Glaucoma is an eye disease characterized by an increase in pressure inside the eye (a.k.a., intraocular pressure). Usually the best way to control intraocular pressure is with the use of medicated eyedrops, and sometimes laser or surgical procedures.
However, nowadays many people are interested in how their daily activities and lifestyle habits affect their health. Some have wondered whether there are certain activities that can make glaucoma worse.

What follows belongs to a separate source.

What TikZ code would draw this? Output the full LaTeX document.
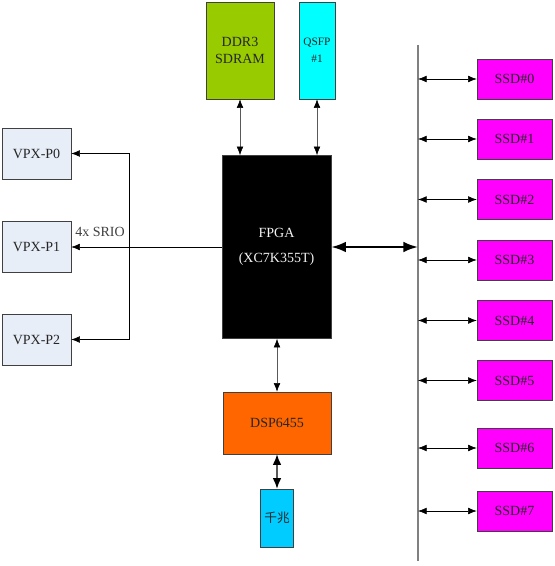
\documentclass[tikz,border=0pt]{standalone}
\usepackage{fontspec}
\setmainfont{Liberation Serif}
\newfontfamily\cjk{Noto Sans CJK SC}
\usetikzlibrary{arrows.meta}

\definecolor{vpxfill}{HTML}{E8EEF8}
\definecolor{ddrfill}{HTML}{99CC00}
\definecolor{qsfpfill}{HTML}{00FFFF}
\definecolor{dspfill}{HTML}{FF6600}
\definecolor{gigefill}{HTML}{00CCFF}
\definecolor{ssdfill}{HTML}{FF00FF}
\definecolor{edge}{HTML}{404040}

\begin{document}
\begin{tikzpicture}[x=0.75pt,y=-0.75pt,
    blk/.style={rectangle,draw=edge,inner sep=0pt,align=center,text=black!85,
        font=\fontsize{10.5}{13}\selectfont},
    link/.style={{Latex[length=6.5pt,width=5pt,black]}-{Latex[length=6.5pt,width=5pt,black]},gray!70!black},
    fat/.style={{Latex[length=11pt,width=8pt]}-{Latex[length=11pt,width=8pt]},line width=1.6pt}]

    \useasboundingbox (0,0) rectangle (555,566);

    %%%%%%%%%%%%%%%%%%%%%%%%%%%%%%%%%%%%%%%%%%%%%%%%%%%%%%

    % fpga
    \node[blk,fill=black,text=white!90!gray,minimum width=81.75pt,minimum height=137.25pt,
        font=\fontsize{10.5}{19}\selectfont] (fpga) at (276.5,247) {FPGA\\(XC7K355T)};

    % memory and optical port
    \node[blk,fill=ddrfill,minimum width=51pt,minimum height=72.75pt] (ddr) at (240,50.5) {DDR3\\SDRAM};
    \node[blk,fill=qsfpfill,minimum width=27pt,minimum height=72.75pt,
        font=\fontsize{8.5}{13}\selectfont] (qsfp) at (317,50.5) {QSFP\\\#1};
    \draw[link] (ddr.south) -- (ddr.south |- fpga.north);
    \draw[link] (qsfp.south) -- (qsfp.south |- fpga.north);

    %%%%%%%%%%%%%%%%%%%%%%%%%%%%%%%%%%%%%%%%%%%%%%%%%%%%%%

    % dsp and gigabit port
    \node[blk,fill=dspfill,minimum width=81pt,minimum height=46.5pt] (dsp) at (277,423) {DSP6455};
    \node[blk,fill=gigefill,minimum width=24.75pt,minimum height=43.5pt,
        font=\cjk\fontsize{9.5}{13}\selectfont] (gige) at (277,518) {千兆};
    \draw[link] (fpga.south -| dsp.north) -- (dsp.north);
    \draw[{Latex[length=8pt,width=6.5pt,black]}-{Latex[length=8pt,width=6.5pt,black]},line width=1pt,gray!70!black] (dsp.south) -- (gige.north);

    %%%%%%%%%%%%%%%%%%%%%%%%%%%%%%%%%%%%%%%%%%%%%%%%%%%%%%

    % vpx connectors
    \node[blk,fill=vpxfill,minimum width=51.75pt,minimum height=38.25pt] (p0) at (36.5,153.5) {VPX-P0};
    \node[blk,fill=vpxfill,minimum width=51.75pt,minimum height=38.25pt] (p1) at (36.5,247) {VPX-P1};
    \node[blk,fill=vpxfill,minimum width=51.75pt,minimum height=38.25pt] (p2) at (36.5,339.5) {VPX-P2};

    % srio fan-out
    \coordinate (srioT) at (129,153.5);
    \coordinate (srioB) at (129,339.5);
    \draw (srioT) -- (srioB);
    \draw[-{Latex[length=6.5pt,width=5pt]}] (srioT) -- (p0.east);
    \draw[-{Latex[length=6.5pt,width=5pt]}] (srioB) -- (p2.east);
    \draw[-{Latex[length=6.5pt,width=5pt]}] (fpga.west |- p1.east) -- (p1.east);
    \node[font=\fontsize{10.5}{13}\selectfont,text=black!75] (srio) at (100,232) {4x SRIO};

    %%%%%%%%%%%%%%%%%%%%%%%%%%%%%%%%%%%%%%%%%%%%%%%%%%%%%%

    % ssd bus
    \coordinate (busT) at (418,45);
    \coordinate (busB) at (418,561);
    \draw[gray,line width=0.9pt] (busT) -- (busB);
    \draw[fat] (fpga.east) -- (fpga.east -| busT);

    % ssd array
    \foreach \i/\y in {0/79,1/139,2/199.5,3/260,4/320.5,5/380.5,6/448,7/511}{
        \node[blk,fill=ssdfill,minimum width=56.25pt,minimum height=30pt] (ssd\i) at (514.5,\y) {SSD\#\i};
        \draw[link,black] (ssd\i.west -| busT) -- (ssd\i.west);
    }

\end{tikzpicture}
\end{document}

There is not a lot of research to confirm the notion that certain activities elevate intraocular pressure. But many doctors believe that activities involving a “head-down” position or a lot of straining are more likely than others to affect the pressure inside the eye.
Inverted Yoga Positions
Inverted yoga positions, in which the head dips below the heart, are an example of something that may cause a change in intraocular pressure. One such position is downward-facing dog, which is a highly recognized pose. Although downward-facing dog is less strenuous than other inversions, like a headstand, it is still considered an inversion. Keeping a head-down position for more than a few minutes may cause an elevation of intraocular pressure and put pressure on the optic nerve.
Along the same lines, using an inversion table, either for back pain or another problem, is not recommended for people with glaucoma. Putting the head in an upside-down position may lead to a spike in intraocular pressure.
Any Activity that Places Head Lower than Heart
Other activities that place your head lower than your heart, such as doing handstands or push-up handstands (like in a CrossFit class), are not recommended as they can increase eye pressure.
Weightlifting is excellent for muscle strength and maintaining bone density, but lifting heavy weights, especially if it involves holding your breath, can raise eye pressure. It’s better to lift lower weights and perform more repetitions than strain to lift heavier weights.
Work with Your Personal Medical Team
This information is meant for general educational purposes only. Please check with your medical team before starting or changing your exercise routine. Your doctor knows the details of your health and can make recommendations tailored to you and your lifestyle.